Provided material:
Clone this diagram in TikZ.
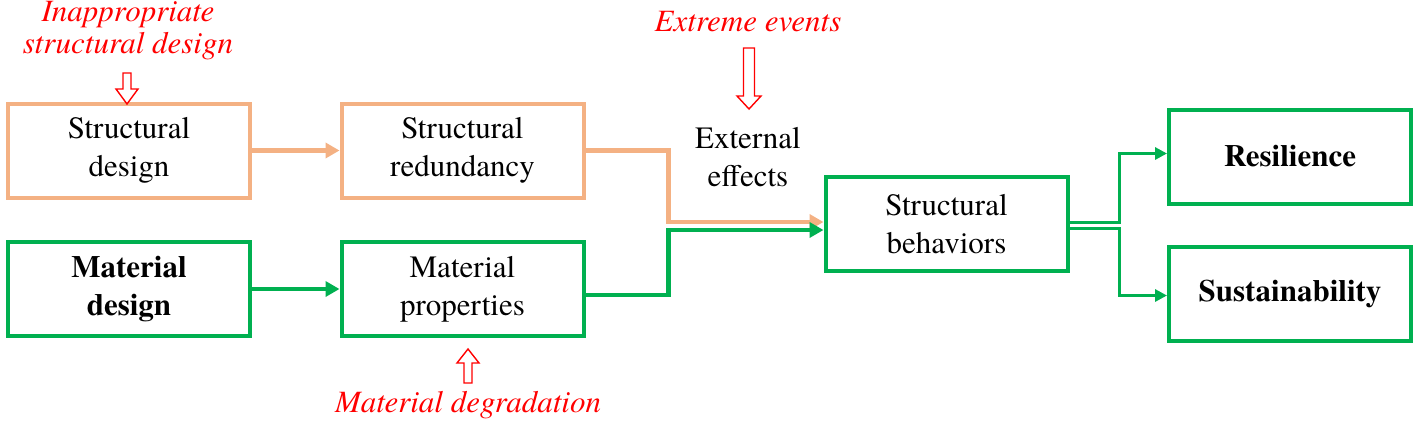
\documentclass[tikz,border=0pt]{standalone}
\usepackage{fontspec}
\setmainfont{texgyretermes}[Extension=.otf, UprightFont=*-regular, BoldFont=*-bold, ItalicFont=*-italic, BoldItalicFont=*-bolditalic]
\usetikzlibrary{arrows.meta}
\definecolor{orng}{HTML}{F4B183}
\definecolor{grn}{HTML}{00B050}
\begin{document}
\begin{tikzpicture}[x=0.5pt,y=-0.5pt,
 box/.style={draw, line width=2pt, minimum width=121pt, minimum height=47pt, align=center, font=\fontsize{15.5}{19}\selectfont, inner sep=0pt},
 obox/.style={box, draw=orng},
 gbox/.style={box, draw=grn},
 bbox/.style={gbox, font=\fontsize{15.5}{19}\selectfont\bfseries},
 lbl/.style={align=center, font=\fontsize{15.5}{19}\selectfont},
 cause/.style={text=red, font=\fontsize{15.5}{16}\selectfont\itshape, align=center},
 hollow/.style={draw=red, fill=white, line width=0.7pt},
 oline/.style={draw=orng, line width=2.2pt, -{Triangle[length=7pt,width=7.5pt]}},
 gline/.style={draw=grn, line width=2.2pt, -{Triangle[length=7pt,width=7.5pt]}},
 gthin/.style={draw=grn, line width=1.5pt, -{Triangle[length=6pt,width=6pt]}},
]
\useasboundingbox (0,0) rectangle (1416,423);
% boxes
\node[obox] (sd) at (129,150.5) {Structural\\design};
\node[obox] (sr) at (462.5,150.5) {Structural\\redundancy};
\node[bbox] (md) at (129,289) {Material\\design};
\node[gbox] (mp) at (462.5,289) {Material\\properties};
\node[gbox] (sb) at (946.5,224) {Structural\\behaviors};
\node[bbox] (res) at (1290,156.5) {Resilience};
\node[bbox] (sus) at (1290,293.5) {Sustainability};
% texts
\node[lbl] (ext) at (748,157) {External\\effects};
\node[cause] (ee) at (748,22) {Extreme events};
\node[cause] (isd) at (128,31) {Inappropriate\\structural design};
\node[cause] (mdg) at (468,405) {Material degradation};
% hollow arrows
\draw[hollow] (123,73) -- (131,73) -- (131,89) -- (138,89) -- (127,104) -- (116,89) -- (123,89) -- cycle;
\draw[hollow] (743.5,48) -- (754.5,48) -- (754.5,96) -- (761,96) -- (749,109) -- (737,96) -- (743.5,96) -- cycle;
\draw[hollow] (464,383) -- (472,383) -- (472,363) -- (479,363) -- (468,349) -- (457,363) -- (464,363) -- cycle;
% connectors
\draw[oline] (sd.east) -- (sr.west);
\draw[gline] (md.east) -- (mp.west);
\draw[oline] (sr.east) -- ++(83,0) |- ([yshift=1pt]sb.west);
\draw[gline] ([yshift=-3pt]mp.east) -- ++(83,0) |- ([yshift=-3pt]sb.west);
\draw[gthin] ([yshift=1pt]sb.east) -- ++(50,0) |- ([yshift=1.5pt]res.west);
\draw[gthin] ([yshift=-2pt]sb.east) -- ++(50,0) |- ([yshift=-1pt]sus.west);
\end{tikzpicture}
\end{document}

Problem description:
Exclude every picture and copy the remaining data exactly.

The completed task:
Clone this diagram in TikZ.
\documentclass[tikz,border=0pt]{standalone}
\usepackage{fontspec}
\setmainfont{texgyretermes}[Extension=.otf, UprightFont=*-regular, BoldFont=*-bold, ItalicFont=*-italic, BoldItalicFont=*-bolditalic]
\usetikzlibrary{arrows.meta}
\definecolor{orng}{HTML}{F4B183}
\definecolor{grn}{HTML}{00B050}
\begin{document}
\begin{tikzpicture}[x=0.5pt,y=-0.5pt,
 box/.style={draw, line width=2pt, minimum width=121pt, minimum height=47pt, align=center, font=\fontsize{15.5}{19}\selectfont, inner sep=0pt},
 obox/.style={box, draw=orng},
 gbox/.style={box, draw=grn},
 bbox/.style={gbox, font=\fontsize{15.5}{19}\selectfont\bfseries},
 lbl/.style={align=center, font=\fontsize{15.5}{19}\selectfont},
 cause/.style={text=red, font=\fontsize{15.5}{16}\selectfont\itshape, align=center},
 hollow/.style={draw=red, fill=white, line width=0.7pt},
 oline/.style={draw=orng, line width=2.2pt, -{Triangle[length=7pt,width=7.5pt]}},
 gline/.style={draw=grn, line width=2.2pt, -{Triangle[length=7pt,width=7.5pt]}},
 gthin/.style={draw=grn, line width=1.5pt, -{Triangle[length=6pt,width=6pt]}},
]
\useasboundingbox (0,0) rectangle (1416,423);
% boxes
\node[obox] (sd) at (129,150.5) {Structural\\design};
\node[obox] (sr) at (462.5,150.5) {Structural\\redundancy};
\node[bbox] (md) at (129,289) {Material\\design};
\node[gbox] (mp) at (462.5,289) {Material\\properties};
\node[gbox] (sb) at (946.5,224) {Structural\\behaviors};
\node[bbox] (res) at (1290,156.5) {Resilience};
\node[bbox] (sus) at (1290,293.5) {Sustainability};
% texts
\node[lbl] (ext) at (748,157) {External\\effects};
\node[cause] (ee) at (748,22) {Extreme events};
\node[cause] (isd) at (128,31) {Inappropriate\\structural design};
\node[cause] (mdg) at (468,405) {Material degradation};
% hollow arrows
\draw[hollow] (123,73) -- (131,73) -- (131,89) -- (138,89) -- (127,104) -- (116,89) -- (123,89) -- cycle;
\draw[hollow] (743.5,48) -- (754.5,48) -- (754.5,96) -- (761,96) -- (749,109) -- (737,96) -- (743.5,96) -- cycle;
\draw[hollow] (464,383) -- (472,383) -- (472,363) -- (479,363) -- (468,349) -- (457,363) -- (464,363) -- cycle;
% connectors
\draw[oline] (sd.east) -- (sr.west);
\draw[gline] (md.east) -- (mp.west);
\draw[oline] (sr.east) -- ++(83,0) |- ([yshift=1pt]sb.west);
\draw[gline] ([yshift=-3pt]mp.east) -- ++(83,0) |- ([yshift=-3pt]sb.west);
\draw[gthin] ([yshift=1pt]sb.east) -- ++(50,0) |- ([yshift=1.5pt]res.west);
\draw[gthin] ([yshift=-2pt]sb.east) -- ++(50,0) |- ([yshift=-1pt]sus.west);
\end{tikzpicture}
\end{document}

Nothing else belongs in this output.